Request: Exactly repeat the material, dropping every picture from the copy.

━━━━━ Source excerpt ━━━━━

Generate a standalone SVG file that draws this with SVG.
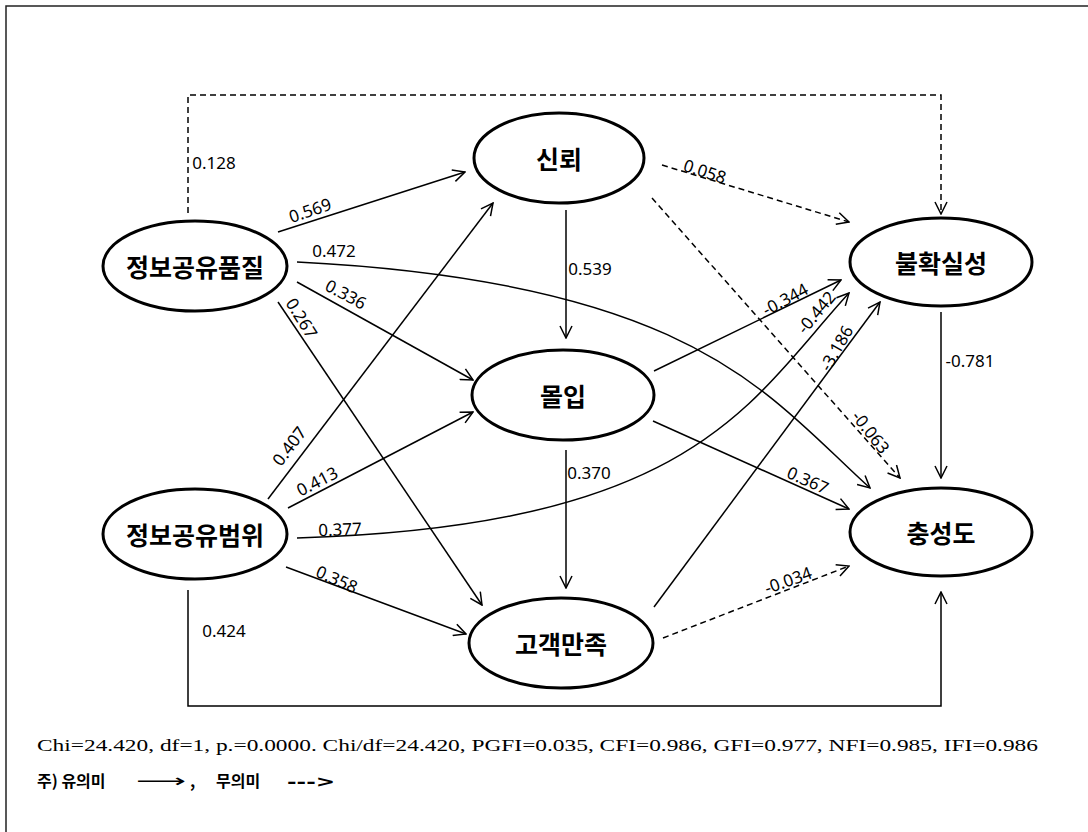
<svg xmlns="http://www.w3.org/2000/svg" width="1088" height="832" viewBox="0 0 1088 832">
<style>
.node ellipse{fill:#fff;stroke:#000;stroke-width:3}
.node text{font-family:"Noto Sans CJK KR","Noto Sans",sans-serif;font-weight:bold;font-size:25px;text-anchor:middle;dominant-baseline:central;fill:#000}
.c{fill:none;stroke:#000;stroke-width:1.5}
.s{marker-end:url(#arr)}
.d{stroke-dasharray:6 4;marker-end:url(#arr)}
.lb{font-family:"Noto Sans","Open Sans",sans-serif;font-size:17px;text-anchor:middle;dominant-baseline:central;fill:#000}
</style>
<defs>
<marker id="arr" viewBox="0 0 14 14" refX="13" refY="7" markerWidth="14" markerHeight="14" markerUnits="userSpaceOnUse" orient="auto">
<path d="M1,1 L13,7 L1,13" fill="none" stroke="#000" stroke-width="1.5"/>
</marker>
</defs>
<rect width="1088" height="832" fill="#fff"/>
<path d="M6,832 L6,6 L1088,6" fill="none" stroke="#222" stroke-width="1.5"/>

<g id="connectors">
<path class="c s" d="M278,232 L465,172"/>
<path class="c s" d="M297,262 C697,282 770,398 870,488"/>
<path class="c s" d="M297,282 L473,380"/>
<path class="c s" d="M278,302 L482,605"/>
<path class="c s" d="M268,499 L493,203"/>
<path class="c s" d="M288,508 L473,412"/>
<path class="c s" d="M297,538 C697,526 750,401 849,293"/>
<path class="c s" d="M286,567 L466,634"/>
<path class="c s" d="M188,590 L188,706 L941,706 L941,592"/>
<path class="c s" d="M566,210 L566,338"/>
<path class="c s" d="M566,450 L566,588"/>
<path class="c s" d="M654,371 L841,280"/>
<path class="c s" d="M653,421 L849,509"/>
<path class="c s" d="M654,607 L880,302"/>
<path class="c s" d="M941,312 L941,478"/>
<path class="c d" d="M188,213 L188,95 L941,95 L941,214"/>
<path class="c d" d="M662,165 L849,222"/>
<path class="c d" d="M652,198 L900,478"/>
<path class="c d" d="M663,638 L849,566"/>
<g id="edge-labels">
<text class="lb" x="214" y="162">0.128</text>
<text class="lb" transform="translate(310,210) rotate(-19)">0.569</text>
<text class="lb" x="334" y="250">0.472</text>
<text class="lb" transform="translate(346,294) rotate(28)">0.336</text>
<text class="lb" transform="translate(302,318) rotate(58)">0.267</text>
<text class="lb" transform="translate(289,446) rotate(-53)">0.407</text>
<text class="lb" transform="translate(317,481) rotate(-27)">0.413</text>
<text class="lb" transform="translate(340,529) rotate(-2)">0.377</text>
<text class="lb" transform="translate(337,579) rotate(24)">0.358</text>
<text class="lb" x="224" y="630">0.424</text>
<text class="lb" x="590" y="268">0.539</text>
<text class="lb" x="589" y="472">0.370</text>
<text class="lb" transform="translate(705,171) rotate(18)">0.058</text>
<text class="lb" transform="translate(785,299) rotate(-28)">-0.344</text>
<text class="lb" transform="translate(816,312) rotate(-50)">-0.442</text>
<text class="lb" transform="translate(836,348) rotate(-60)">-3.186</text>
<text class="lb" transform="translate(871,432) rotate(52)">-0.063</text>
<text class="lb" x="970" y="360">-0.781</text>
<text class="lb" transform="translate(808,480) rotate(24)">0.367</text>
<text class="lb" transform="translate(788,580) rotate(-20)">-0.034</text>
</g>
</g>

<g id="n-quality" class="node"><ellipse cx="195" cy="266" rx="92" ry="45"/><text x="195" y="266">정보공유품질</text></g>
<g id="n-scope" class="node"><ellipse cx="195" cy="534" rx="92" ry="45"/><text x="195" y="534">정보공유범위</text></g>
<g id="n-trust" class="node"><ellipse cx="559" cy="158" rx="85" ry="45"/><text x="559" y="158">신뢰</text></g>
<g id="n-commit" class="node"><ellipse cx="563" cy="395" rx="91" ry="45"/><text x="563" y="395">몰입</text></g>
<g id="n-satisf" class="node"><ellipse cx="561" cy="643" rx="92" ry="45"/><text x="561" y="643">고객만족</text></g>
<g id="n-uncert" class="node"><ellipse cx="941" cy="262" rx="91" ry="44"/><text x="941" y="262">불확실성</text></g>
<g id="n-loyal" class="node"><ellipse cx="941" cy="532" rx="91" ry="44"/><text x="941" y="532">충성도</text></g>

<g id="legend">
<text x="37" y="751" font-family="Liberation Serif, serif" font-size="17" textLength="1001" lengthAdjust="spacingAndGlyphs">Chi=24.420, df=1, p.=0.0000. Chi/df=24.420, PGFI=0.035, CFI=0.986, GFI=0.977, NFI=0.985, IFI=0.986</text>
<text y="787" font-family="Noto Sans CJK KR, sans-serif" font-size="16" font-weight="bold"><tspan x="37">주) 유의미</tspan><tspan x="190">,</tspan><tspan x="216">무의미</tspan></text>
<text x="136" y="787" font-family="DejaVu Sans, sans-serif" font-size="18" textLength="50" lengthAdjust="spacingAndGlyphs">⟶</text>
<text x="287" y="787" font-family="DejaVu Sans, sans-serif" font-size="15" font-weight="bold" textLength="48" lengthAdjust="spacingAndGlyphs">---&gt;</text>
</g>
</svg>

━━━━━

Full response:
Generate a standalone SVG file that draws this with SVG.
<svg xmlns="http://www.w3.org/2000/svg" width="1088" height="832" viewBox="0 0 1088 832">
<style>
.node ellipse{fill:#fff;stroke:#000;stroke-width:3}
.node text{font-family:"Noto Sans CJK KR","Noto Sans",sans-serif;font-weight:bold;font-size:25px;text-anchor:middle;dominant-baseline:central;fill:#000}
.c{fill:none;stroke:#000;stroke-width:1.5}
.s{marker-end:url(#arr)}
.d{stroke-dasharray:6 4;marker-end:url(#arr)}
.lb{font-family:"Noto Sans","Open Sans",sans-serif;font-size:17px;text-anchor:middle;dominant-baseline:central;fill:#000}
</style>
<defs>
<marker id="arr" viewBox="0 0 14 14" refX="13" refY="7" markerWidth="14" markerHeight="14" markerUnits="userSpaceOnUse" orient="auto">
<path d="M1,1 L13,7 L1,13" fill="none" stroke="#000" stroke-width="1.5"/>
</marker>
</defs>
<rect width="1088" height="832" fill="#fff"/>
<path d="M6,832 L6,6 L1088,6" fill="none" stroke="#222" stroke-width="1.5"/>

<g id="connectors">
<path class="c s" d="M278,232 L465,172"/>
<path class="c s" d="M297,262 C697,282 770,398 870,488"/>
<path class="c s" d="M297,282 L473,380"/>
<path class="c s" d="M278,302 L482,605"/>
<path class="c s" d="M268,499 L493,203"/>
<path class="c s" d="M288,508 L473,412"/>
<path class="c s" d="M297,538 C697,526 750,401 849,293"/>
<path class="c s" d="M286,567 L466,634"/>
<path class="c s" d="M188,590 L188,706 L941,706 L941,592"/>
<path class="c s" d="M566,210 L566,338"/>
<path class="c s" d="M566,450 L566,588"/>
<path class="c s" d="M654,371 L841,280"/>
<path class="c s" d="M653,421 L849,509"/>
<path class="c s" d="M654,607 L880,302"/>
<path class="c s" d="M941,312 L941,478"/>
<path class="c d" d="M188,213 L188,95 L941,95 L941,214"/>
<path class="c d" d="M662,165 L849,222"/>
<path class="c d" d="M652,198 L900,478"/>
<path class="c d" d="M663,638 L849,566"/>
<g id="edge-labels">
<text class="lb" x="214" y="162">0.128</text>
<text class="lb" transform="translate(310,210) rotate(-19)">0.569</text>
<text class="lb" x="334" y="250">0.472</text>
<text class="lb" transform="translate(346,294) rotate(28)">0.336</text>
<text class="lb" transform="translate(302,318) rotate(58)">0.267</text>
<text class="lb" transform="translate(289,446) rotate(-53)">0.407</text>
<text class="lb" transform="translate(317,481) rotate(-27)">0.413</text>
<text class="lb" transform="translate(340,529) rotate(-2)">0.377</text>
<text class="lb" transform="translate(337,579) rotate(24)">0.358</text>
<text class="lb" x="224" y="630">0.424</text>
<text class="lb" x="590" y="268">0.539</text>
<text class="lb" x="589" y="472">0.370</text>
<text class="lb" transform="translate(705,171) rotate(18)">0.058</text>
<text class="lb" transform="translate(785,299) rotate(-28)">-0.344</text>
<text class="lb" transform="translate(816,312) rotate(-50)">-0.442</text>
<text class="lb" transform="translate(836,348) rotate(-60)">-3.186</text>
<text class="lb" transform="translate(871,432) rotate(52)">-0.063</text>
<text class="lb" x="970" y="360">-0.781</text>
<text class="lb" transform="translate(808,480) rotate(24)">0.367</text>
<text class="lb" transform="translate(788,580) rotate(-20)">-0.034</text>
</g>
</g>

<g id="n-quality" class="node"><ellipse cx="195" cy="266" rx="92" ry="45"/><text x="195" y="266">정보공유품질</text></g>
<g id="n-scope" class="node"><ellipse cx="195" cy="534" rx="92" ry="45"/><text x="195" y="534">정보공유범위</text></g>
<g id="n-trust" class="node"><ellipse cx="559" cy="158" rx="85" ry="45"/><text x="559" y="158">신뢰</text></g>
<g id="n-commit" class="node"><ellipse cx="563" cy="395" rx="91" ry="45"/><text x="563" y="395">몰입</text></g>
<g id="n-satisf" class="node"><ellipse cx="561" cy="643" rx="92" ry="45"/><text x="561" y="643">고객만족</text></g>
<g id="n-uncert" class="node"><ellipse cx="941" cy="262" rx="91" ry="44"/><text x="941" y="262">불확실성</text></g>
<g id="n-loyal" class="node"><ellipse cx="941" cy="532" rx="91" ry="44"/><text x="941" y="532">충성도</text></g>

<g id="legend">
<text x="37" y="751" font-family="Liberation Serif, serif" font-size="17" textLength="1001" lengthAdjust="spacingAndGlyphs">Chi=24.420, df=1, p.=0.0000. Chi/df=24.420, PGFI=0.035, CFI=0.986, GFI=0.977, NFI=0.985, IFI=0.986</text>
<text y="787" font-family="Noto Sans CJK KR, sans-serif" font-size="16" font-weight="bold"><tspan x="37">주) 유의미</tspan><tspan x="190">,</tspan><tspan x="216">무의미</tspan></text>
<text x="136" y="787" font-family="DejaVu Sans, sans-serif" font-size="18" textLength="50" lengthAdjust="spacingAndGlyphs">⟶</text>
<text x="287" y="787" font-family="DejaVu Sans, sans-serif" font-size="15" font-weight="bold" textLength="48" lengthAdjust="spacingAndGlyphs">---&gt;</text>
</g>
</svg>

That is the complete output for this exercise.